Monday 20 November 2017

Reilly wields the axe again -- this time at home

Ronald Quinlan

Ronald Quinlan

GIVEN how he's been on the road for weeks campaigning hard for a 'Yes' vote on the fiscal treaty, you would think that Health Minister James Reilly would pause for a breather before getting back to his demanding day job at Hawkins House.

Not a bit of it. Yesterday, the minister was 'taking it easy' chopping wood with his son, in the outbuildings of Loughton House, his period pile on the outskirts of Moneygall, Co Offaly, when the Sunday Independent called in for an impromptu tour of the impressive 13-bed property.

While the axe-wielding minister wasn't available to act as our guide, his charming wife, Dorothy, took time out from tending to the flowerbeds in the mansion's walled garden to show us around and to point out her country home's special features.

Among the property's highlights are an ornately carved fireplace in the reception room which dates back to 1562 and the death mask and ceremonial sword of its original owner, Benjamin Bloomfield. A more recent addition to the house's eclectic collection betrays the political allegiance of its current owner. Taking pride of place alongside the portraits of all those who have called Loughton House home through the centuries is a framed photograph of a youthful Michael Collins, which was taken on his release from prison at Christmas in 1916.

Elsewhere inside the house are all the elements one would expect to find in a residence belonging to Ireland's onetime landed gentry. The wooden floor in the living room is specially sprung to facilitate dancing, while bells are to be found placed next to its fireplaces to allow for servants to be summoned discretely from their quarters or the kitchen.

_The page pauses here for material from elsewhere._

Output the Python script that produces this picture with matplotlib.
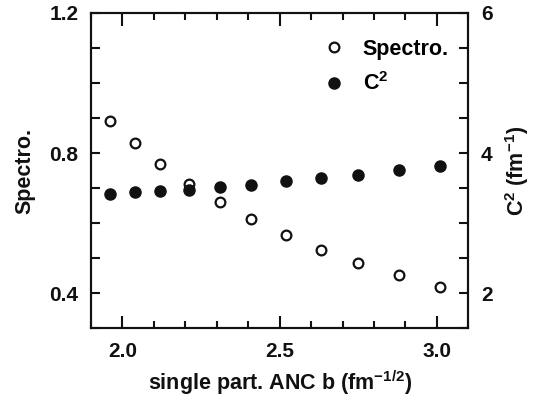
import matplotlib
matplotlib.use("Agg")
import matplotlib.pyplot as plt
from matplotlib.ticker import MultipleLocator

b = [1.96, 2.04, 2.12, 2.21, 2.31, 2.41, 2.52, 2.63, 2.75, 2.88, 3.01]
spectro = [0.892, 0.830, 0.770, 0.713, 0.660, 0.611, 0.566, 0.525, 0.487, 0.452, 0.419]
c2 = [3.42, 3.45, 3.46, 3.48, 3.52, 3.55, 3.60, 3.64, 3.69, 3.755, 3.815]

plt.rcParams['font.family'] = ['Liberation Sans', 'DejaVu Sans']
plt.rcParams['font.weight'] = 'bold'
plt.rcParams['mathtext.fontset'] = 'custom'
plt.rcParams['mathtext.rm'] = 'Liberation Sans:bold'
plt.rcParams['mathtext.it'] = 'Liberation Sans:bold'
plt.rcParams['mathtext.bf'] = 'Liberation Sans:bold'

fig = plt.figure(figsize=(5.42, 4.03), dpi=100)
ax = fig.add_axes([0.168, 0.185, 0.696, 0.783])
ax2 = ax.twinx()

l1, = ax.plot(b, spectro, 'o', ms=7.0, mfc='white', mec='#111111', mew=1.6, label='Spectro.')
l2, = ax2.plot(b, c2, 'o', ms=8.0, mfc='#111111', mec='#111111', label='C$^2$')

ax.set_xlim(1.9, 3.1)
ax.set_ylim(0.3, 1.2)
ax2.set_ylim(1.5, 6.0)

ax.xaxis.set_major_locator(MultipleLocator(0.5))
ax.xaxis.set_minor_locator(MultipleLocator(0.1))
ax.yaxis.set_major_locator(MultipleLocator(0.4))
ax.yaxis.set_minor_locator(MultipleLocator(0.1))
ax2.yaxis.set_major_locator(MultipleLocator(2))
ax2.yaxis.set_minor_locator(MultipleLocator(0.5))
ax.xaxis.set_major_formatter(plt.FuncFormatter(lambda v, p: f"{v:.1f}"))
ax.yaxis.set_major_formatter(plt.FuncFormatter(lambda v, p: f"{v:.1f}"))
ax2.yaxis.set_major_formatter(plt.FuncFormatter(lambda v, p: f"{v:.0f}"))

for a in (ax, ax2):
    for s in a.spines.values():
        s.set_linewidth(1.5)
        s.set_color('#111111')

ax.tick_params(axis='x', which='major', direction='in', length=9, width=1.5, top=True, labelsize=15, pad=10, colors='#111111')
ax.tick_params(axis='x', which='minor', direction='in', length=5, width=1.5, top=True, colors='#111111')
ax.tick_params(axis='y', which='both', direction='in', length=6.5, width=1.5, labelsize=15, pad=9, colors='#111111')
ax2.tick_params(axis='y', which='both', direction='in', length=6.5, width=1.5, labelsize=15, pad=9, colors='#111111')

ax.set_xlabel('single part. ANC b (fm$^{-1/2}$)', fontsize=15.5, fontweight='bold', labelpad=5, color='#111111')
ax.set_ylabel('Spectro.', fontsize=15.5, fontweight='bold', labelpad=10, color='#111111')
ax2.set_ylabel('C$^2$ (fm$^{-1}$)', fontsize=15.5, fontweight='bold', labelpad=8, color='#111111')

ax.legend([l1, l2], ['Spectro.', 'C$^2$'], loc='upper right', bbox_to_anchor=(1.0, 0.98),
          frameon=False, fontsize=15.5, handletextpad=0.85, labelspacing=0.6, handlelength=1.0)

fig.savefig('out.png', dpi=100)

Unlike other period residences open to the public around Ireland, Loughton House manages effortlessly to give the visitor an authentic experience by virtue of the fact that the Health Minister and his wife simply don't have the time or the significant financial resources necessary to bring their country home up to the level of a Farmleigh or Muckross House, both of which are open to the public all year round.

In the case of Loughton House, the property is open for tours on selected dates and public holidays owing to the fact that the Reillys avail of public tax breaks from the Revenue Commissioners available to the owners of approved buildings considered to be of historical or archaeological importance.

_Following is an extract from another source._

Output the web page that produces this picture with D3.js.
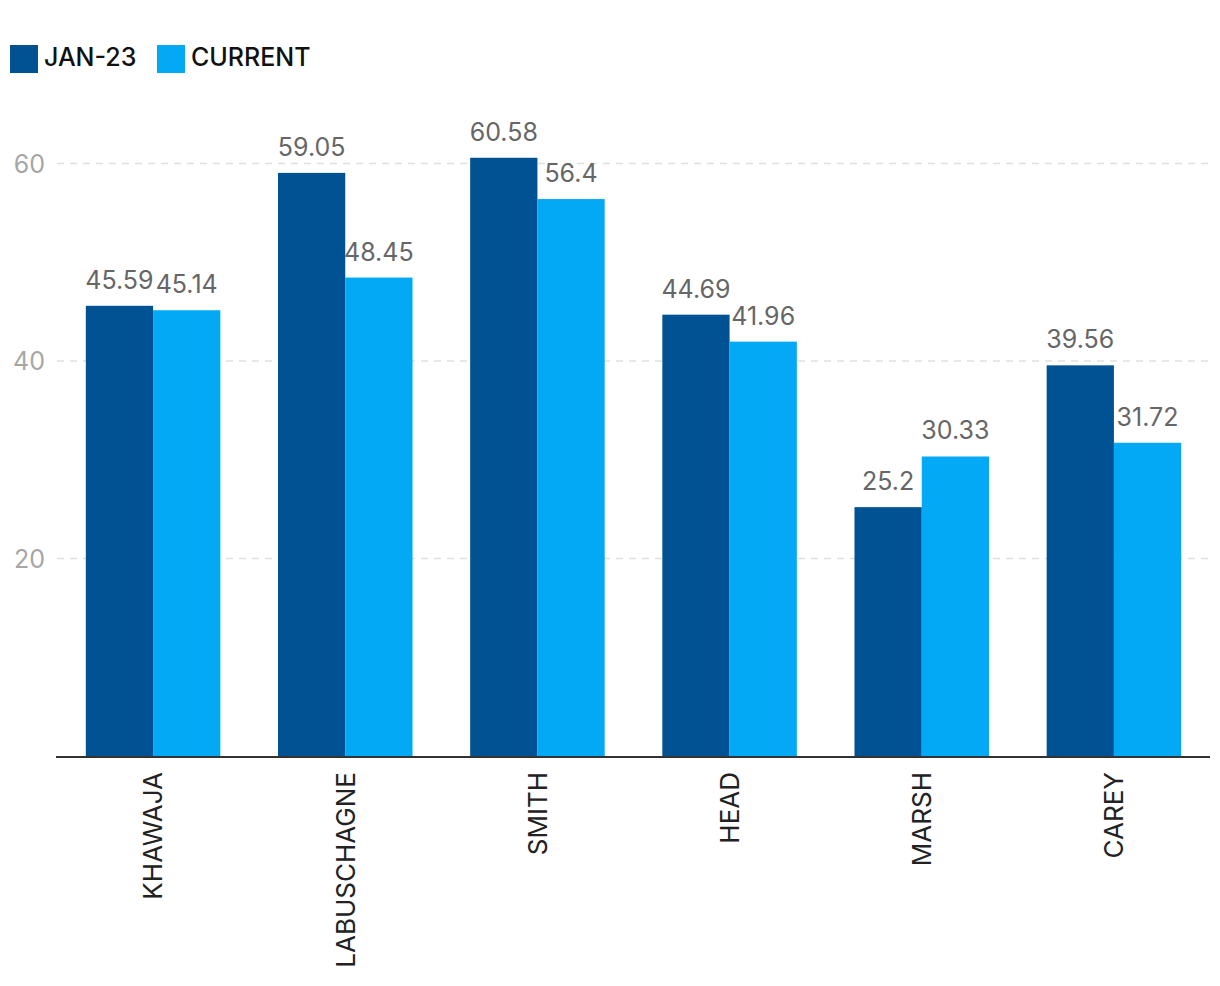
<!DOCTYPE html>
<html>
<head>
<meta charset="utf-8">
<script src="https://cdn.jsdelivr.net/npm/d3@7"></script>
<style>
  html, body { margin: 0; padding: 0; background: #fff; }
  svg { display: block; font-family: Inter, "Liberation Sans", Arial, sans-serif; }
</style>
</head>
<body>
<svg id="chart" width="1220" height="986"></svg>
<script>
const categories = ["KHAWAJA", "LABUSCHAGNE", "SMITH", "HEAD", "MARSH", "CAREY"];
const seriesNames = ["JAN-23", "CURRENT"];
const jan23 = [45.59, 59.05, 60.58, 44.69, 25.2, 39.56];
const current = [45.14, 48.45, 56.4, 41.96, 30.33, 31.72];
const yTicks = [20, 40, 60];
const colors = ["#005293", "#03a9f4"];

const svg = d3.select("#chart");
const x0 = d3.scaleBand().domain(categories).range([57, 1210]).paddingInner(0.3).paddingOuter(0.15);
const x1 = d3.scaleBand().domain(seriesNames).range([0, x0.bandwidth()]);
const y = d3.scaleLinear().domain([0, 60]).range([756, 163.5]);

// gridlines
svg.append("g").selectAll("line").data(yTicks).join("line")
  .attr("x1", 57).attr("x2", 1210)
  .attr("y1", d => y(d)).attr("y2", d => y(d))
  .attr("stroke", "#e0e0e0").attr("stroke-width", 1.5).attr("stroke-dasharray", "7,6");

// y tick labels
svg.append("g").selectAll("text").data(yTicks).join("text")
  .attr("x", 45).attr("y", d => y(d)).attr("dy", "0.36em")
  .attr("text-anchor", "end").attr("fill", "#a6a6a6").attr("font-size", 25)
  .text(d => d);

const data = categories.map((c, i) => ({ cat: c, vals: [jan23[i], current[i]] }));

const groups = svg.append("g").selectAll("g").data(data).join("g")
  .attr("transform", d => `translate(${x0(d.cat)},0)`);

groups.selectAll("rect").data(d => d.vals.map((v, j) => ({ v, s: seriesNames[j], j }))).join("rect")
  .attr("x", d => x1(d.s)).attr("width", x1.bandwidth())
  .attr("y", d => y(d.v)).attr("height", d => y(0) - y(d.v))
  .attr("fill", d => colors[d.j]);

groups.selectAll("text.val").data(d => d.vals.map((v, j) => ({ v, s: seriesNames[j], j }))).join("text")
  .attr("class", "val")
  .attr("x", d => x1(d.s) + x1.bandwidth() / 2).attr("y", d => y(d.v) - 17)
  .attr("text-anchor", "middle").attr("fill", "#666").attr("font-size", 25)
  .text(d => d.v);

// x axis line
svg.append("line").attr("x1", 56).attr("x2", 1210).attr("y1", 757).attr("y2", 757)
  .attr("stroke", "#333").attr("stroke-width", 2);

// category labels
svg.append("g").selectAll("text").data(categories).join("text")
  .attr("transform", d => `translate(${x0(d) + x0.bandwidth() / 2},772) rotate(-90)`)
  .attr("dy", "0.36em").attr("text-anchor", "end").attr("fill", "#222").attr("font-size", 26)
  .text(d => d);

// legend
const legend = svg.append("g");
const legendX = [10, 157];
seriesNames.forEach((s, i) => {
  legend.append("rect").attr("x", legendX[i]).attr("y", 45).attr("width", 28).attr("height", 28).attr("fill", colors[i]);
  legend.append("text").attr("x", legendX[i] + 34).attr("y", 57).attr("dy", "0.36em")
    .attr("fill", "#111").attr("font-size", 25).attr("font-weight", 500).text(s);
});
</script>
</body>
</html>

The cost of admission to Loughton House ranges between €3 and €5, but comes with the promise of a freshly-made cup of tea and a chat with the owners.

It's a benefit that comes with its own cost to the Reilly family. Indeed, standing in the walled garden which she and her family have restored and maintained lovingly over the 10 years since taking up residence in Loughton House, Mrs Reilly spoke of the numerous unpleasant experiences she has had over the past number of months with unscrupulous reporters posing as tourists in order to take pictures inside her home. Asked politely if she might persuade her husband to put down his axe for a moment to pose for a photograph outside their impressive country retreat, Mrs Reilly politely refused, insisting that he was entitled to a day off from his political and public life.